Task to complete =
Search the records that follow and extract every line containing the string "this".

Records for processing =
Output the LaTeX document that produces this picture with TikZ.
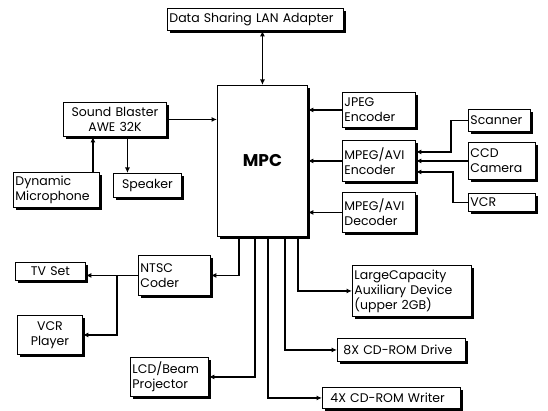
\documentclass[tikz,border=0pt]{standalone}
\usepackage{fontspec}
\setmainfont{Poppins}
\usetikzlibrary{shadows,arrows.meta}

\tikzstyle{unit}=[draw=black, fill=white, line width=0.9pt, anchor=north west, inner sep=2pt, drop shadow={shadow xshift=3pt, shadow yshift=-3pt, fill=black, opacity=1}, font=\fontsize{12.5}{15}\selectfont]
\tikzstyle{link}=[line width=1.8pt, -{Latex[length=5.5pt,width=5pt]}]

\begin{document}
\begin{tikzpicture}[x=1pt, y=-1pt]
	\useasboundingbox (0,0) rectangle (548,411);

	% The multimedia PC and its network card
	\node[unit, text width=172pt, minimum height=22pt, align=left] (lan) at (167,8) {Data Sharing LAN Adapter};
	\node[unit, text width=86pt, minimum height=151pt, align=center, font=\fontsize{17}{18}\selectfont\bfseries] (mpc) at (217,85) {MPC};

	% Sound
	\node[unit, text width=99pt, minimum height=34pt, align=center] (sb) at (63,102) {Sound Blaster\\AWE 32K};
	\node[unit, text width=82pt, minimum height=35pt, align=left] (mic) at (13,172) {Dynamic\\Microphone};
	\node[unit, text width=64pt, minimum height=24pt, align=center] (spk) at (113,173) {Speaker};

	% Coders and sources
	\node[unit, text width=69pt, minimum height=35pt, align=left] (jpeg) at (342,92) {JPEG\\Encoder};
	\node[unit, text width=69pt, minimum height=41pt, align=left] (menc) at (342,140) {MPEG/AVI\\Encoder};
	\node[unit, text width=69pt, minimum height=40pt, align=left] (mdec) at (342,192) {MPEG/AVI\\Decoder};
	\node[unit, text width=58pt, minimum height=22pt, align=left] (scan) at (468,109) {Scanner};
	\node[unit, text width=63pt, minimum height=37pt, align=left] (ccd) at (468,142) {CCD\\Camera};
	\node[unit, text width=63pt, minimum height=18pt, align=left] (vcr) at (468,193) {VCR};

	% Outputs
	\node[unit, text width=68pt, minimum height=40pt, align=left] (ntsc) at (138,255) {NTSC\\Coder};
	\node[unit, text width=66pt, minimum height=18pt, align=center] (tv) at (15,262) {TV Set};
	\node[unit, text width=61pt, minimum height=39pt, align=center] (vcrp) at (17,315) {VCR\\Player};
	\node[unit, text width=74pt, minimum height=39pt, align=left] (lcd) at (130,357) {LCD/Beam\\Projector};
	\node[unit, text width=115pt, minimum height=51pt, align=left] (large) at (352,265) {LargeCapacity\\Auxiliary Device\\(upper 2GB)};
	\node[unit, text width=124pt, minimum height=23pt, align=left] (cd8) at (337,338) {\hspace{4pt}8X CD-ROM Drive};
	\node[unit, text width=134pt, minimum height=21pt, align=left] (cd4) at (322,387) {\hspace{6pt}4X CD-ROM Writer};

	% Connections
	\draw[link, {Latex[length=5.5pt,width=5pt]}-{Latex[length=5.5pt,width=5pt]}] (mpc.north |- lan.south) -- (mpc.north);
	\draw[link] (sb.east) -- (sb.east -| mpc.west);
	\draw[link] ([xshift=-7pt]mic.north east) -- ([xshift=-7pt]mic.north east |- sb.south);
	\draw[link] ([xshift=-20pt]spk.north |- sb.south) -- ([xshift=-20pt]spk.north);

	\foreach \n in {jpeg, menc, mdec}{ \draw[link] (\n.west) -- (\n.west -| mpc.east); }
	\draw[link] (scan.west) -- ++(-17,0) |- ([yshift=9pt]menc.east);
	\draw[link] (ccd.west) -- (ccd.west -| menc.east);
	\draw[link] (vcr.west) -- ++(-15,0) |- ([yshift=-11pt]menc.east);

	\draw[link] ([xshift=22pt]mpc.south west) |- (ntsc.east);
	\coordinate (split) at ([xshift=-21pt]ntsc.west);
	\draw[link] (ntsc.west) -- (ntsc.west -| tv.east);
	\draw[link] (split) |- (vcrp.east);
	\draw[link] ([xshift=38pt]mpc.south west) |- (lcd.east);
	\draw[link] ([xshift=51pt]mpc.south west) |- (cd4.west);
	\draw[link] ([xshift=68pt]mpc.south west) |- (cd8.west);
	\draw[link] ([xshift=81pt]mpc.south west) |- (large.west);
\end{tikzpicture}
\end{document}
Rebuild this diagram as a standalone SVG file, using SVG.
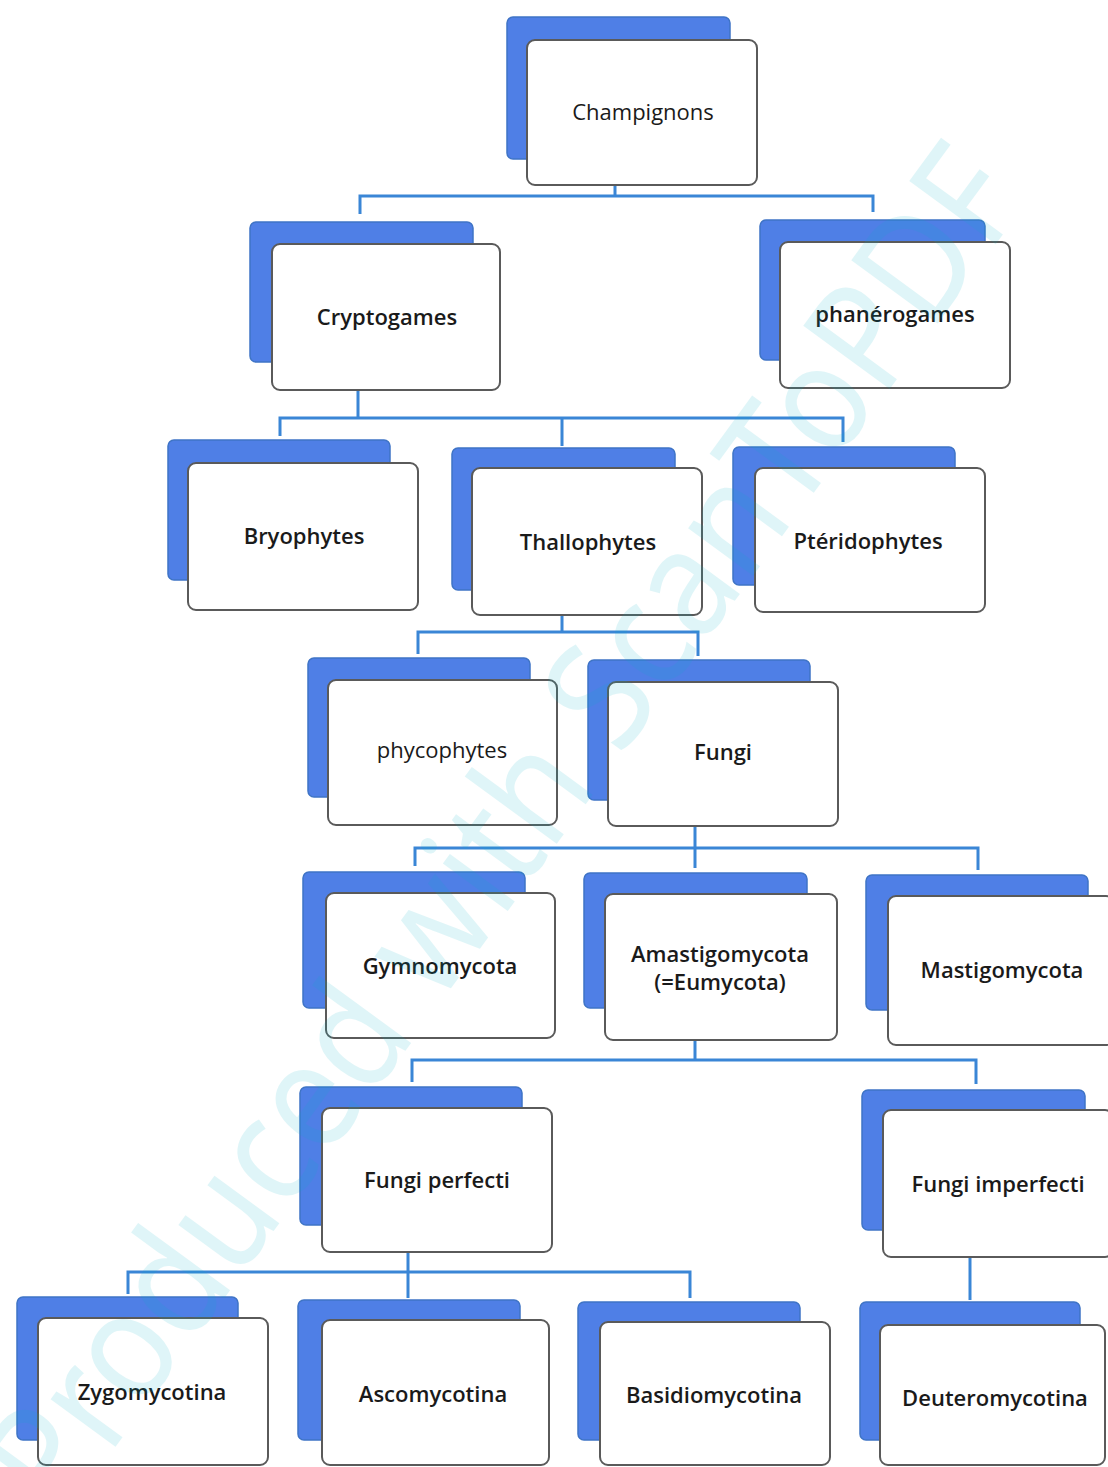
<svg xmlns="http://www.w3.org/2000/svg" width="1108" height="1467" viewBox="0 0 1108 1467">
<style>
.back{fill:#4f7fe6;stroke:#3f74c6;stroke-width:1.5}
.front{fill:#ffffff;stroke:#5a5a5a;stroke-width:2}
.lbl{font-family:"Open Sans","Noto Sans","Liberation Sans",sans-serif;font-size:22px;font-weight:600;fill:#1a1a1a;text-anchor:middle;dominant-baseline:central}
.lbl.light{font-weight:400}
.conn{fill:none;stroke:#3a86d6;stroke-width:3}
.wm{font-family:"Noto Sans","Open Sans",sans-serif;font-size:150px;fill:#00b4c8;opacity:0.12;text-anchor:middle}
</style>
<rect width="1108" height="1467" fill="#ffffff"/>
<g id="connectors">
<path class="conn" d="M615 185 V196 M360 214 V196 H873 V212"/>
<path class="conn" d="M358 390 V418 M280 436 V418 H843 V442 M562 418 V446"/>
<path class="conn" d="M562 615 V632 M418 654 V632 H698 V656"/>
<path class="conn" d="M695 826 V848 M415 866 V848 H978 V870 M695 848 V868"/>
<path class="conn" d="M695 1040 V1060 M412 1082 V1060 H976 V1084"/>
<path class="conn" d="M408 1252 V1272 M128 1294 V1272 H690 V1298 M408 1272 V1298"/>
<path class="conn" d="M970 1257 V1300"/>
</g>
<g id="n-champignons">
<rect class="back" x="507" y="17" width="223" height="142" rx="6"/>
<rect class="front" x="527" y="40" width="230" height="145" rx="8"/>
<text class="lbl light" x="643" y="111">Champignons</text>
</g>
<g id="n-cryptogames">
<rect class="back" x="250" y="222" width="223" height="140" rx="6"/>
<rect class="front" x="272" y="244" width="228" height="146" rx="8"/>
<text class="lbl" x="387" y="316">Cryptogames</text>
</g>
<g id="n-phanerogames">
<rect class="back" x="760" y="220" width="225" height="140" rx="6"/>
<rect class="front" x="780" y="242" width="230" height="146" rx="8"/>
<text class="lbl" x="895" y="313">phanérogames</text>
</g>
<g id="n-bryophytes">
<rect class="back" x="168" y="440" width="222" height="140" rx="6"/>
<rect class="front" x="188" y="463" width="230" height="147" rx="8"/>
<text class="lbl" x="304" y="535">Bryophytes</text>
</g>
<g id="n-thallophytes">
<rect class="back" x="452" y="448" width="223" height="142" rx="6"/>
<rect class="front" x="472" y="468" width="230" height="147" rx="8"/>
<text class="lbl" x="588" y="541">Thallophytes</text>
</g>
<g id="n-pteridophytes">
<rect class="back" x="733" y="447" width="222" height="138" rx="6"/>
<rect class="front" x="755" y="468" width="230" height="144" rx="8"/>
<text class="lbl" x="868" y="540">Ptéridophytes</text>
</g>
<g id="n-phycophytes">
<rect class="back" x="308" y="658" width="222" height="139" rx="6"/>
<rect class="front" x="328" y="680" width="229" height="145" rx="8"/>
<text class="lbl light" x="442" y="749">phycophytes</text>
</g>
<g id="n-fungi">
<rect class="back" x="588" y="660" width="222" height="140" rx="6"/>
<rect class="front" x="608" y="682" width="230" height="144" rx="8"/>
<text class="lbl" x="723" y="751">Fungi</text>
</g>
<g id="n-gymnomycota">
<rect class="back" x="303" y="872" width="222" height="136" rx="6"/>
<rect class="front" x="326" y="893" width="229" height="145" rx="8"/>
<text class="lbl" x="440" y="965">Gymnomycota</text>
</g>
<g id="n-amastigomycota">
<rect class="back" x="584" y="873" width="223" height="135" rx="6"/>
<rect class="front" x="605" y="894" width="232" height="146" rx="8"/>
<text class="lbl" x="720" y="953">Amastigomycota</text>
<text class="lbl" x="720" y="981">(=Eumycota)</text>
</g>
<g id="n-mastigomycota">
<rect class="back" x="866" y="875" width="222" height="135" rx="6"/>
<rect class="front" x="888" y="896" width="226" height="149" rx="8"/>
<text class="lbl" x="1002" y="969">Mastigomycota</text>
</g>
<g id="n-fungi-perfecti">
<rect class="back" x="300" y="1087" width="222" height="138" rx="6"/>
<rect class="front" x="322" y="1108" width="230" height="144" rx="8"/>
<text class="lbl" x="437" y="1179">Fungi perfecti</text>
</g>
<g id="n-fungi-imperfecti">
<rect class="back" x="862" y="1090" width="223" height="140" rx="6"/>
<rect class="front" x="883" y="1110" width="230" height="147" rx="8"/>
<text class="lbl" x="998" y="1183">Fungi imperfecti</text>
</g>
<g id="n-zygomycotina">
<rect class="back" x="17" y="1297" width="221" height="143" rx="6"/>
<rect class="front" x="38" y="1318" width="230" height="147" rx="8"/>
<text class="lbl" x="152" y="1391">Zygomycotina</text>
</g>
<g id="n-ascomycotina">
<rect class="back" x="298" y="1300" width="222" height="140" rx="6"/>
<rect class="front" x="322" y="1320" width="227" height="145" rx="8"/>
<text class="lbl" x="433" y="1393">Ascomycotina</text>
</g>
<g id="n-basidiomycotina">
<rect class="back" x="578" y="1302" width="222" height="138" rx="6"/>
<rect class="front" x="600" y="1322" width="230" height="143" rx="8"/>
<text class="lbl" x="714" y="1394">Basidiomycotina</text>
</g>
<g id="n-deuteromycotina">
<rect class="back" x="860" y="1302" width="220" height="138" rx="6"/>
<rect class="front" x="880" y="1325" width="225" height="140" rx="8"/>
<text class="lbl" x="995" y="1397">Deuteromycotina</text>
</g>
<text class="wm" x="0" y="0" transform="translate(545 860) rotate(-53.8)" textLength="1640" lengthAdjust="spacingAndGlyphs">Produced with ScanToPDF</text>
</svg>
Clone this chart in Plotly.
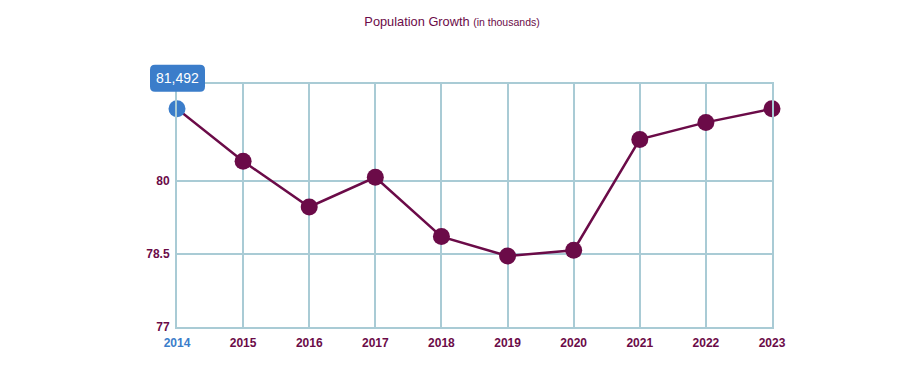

Complete response =
Output the LaTeX document that produces this picture with TikZ.
Rebuild this diagram as a standalone SVG file, using SVG.
Clone this chart in Plotly.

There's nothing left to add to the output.